After deresinfication all samples showed an increase in the acid number of the wax fraction and a corresponding, decrease in the acid numner of the resin fraction. The saponification number of the resin fractions showed a slight drop after de- resinifcation while the wax fractions showed a large increase in saponficiation number even doubling their value. These trends indicate a concentration of the ester waxes in the de-resinated wax"fraction as expected but it is obvious that the fractionation is a crude one with overlap of constituents. The iodine values which are a measure of the degree of unsaturation of the waxes remained relatively constant for all experiments.
In each case the deresinated wax was harder than the crude bitumen from which it was derived. This was quantified by the increased melting points. Determination of melting point by capillary tube (sometimes called slip-point) is not normal practice for these waxes but was used in this case for simplicity. Only the large scale bitumen resin fraction had a melting point above room temperature.
Although the bitumens differed from the deresinated waxes in melting point, saponification and acid numbers their infra-red spectra were similar. The frequencies observed are listed in Table 6 together with their assignments proposed by comparison with the available literature. The proposed assignments indicate the presence of normal alkyl saturated and unsaturated esters and elements with long methylene chains. It is noteworthy that the carbonyl stretching signal, was much weaker for the resin fraction. By way of comparison, the composition of Esso 2012 (kerosene) extracted peat bitumen was characterised as:
waxes 8.1%
asphaltenes 0.62%
resins 91.28%
The high aromatic solvent employed in the method of the present invention enable processes such as the Carver-Greenfield peat dewatering process to operate more efficiently and in particular to give maximum yields of peat bitumen and better wetting of the peat.

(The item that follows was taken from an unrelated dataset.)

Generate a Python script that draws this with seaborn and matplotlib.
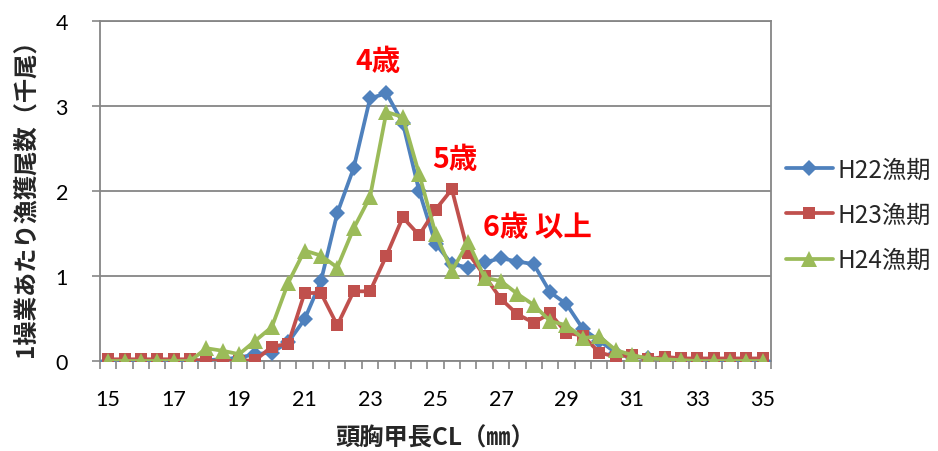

Moreover the composition of the peat bitumen extracted, being higher in waxes, is superior so the products are therefore more valuable commercially. The dewatered peat may be used as a fuel as is conventional and the removal of the bitumens may actually improve its utility as a fuel since it burns with less smoke.
Figure 1 illustrates use of a Carver-Greenfield process in accordance with this invention.
Raw peat is placed in a fluidising tank 2 with the solvent, white spirit. The slurry produced is pumped into a first evaporator 6. The evaporator is heated by waste water vapour through line 14 on the second evaporator stage 7. Water vapour from the first evaporator stage 6 passes through a cooling system 3 to a vacuum system 1 and vent. Solvent condensed by the cooling system 3 is separated in the separator 4 and returned to the fluidising tank 2. Dehydrated peat in a slurry with the solvent is pumped into the second evaporator stage through the line 13. The second evaporator stage is steam heated and completes the dehydration and extraction from the peat. The pressure in the second evaporator is lower, allowing further water to be removed at a lower temperature. The slurry of dry peat and bitumen containing solvent is pumped to a centrifuge 9. The solid material from the centrifuge is passed to a de-oiling apparatus 8 which produces dry de-oiled peat 15 for use as combustible fuel. The solvent from the centrefuge and the de-oiler is recycled to a recovery system 10 wherein solvent is distilled to yield bitumen and pure solvent for re-use.
Although Figure 1 shows a two stage evaporator system three, four or more stages may be employed in accordance with conventional Carver-Greenfield practice. Deoiled peat may find use as a combustible fuel, in animal feedstuffs and may yield beneficial hydrolysis products.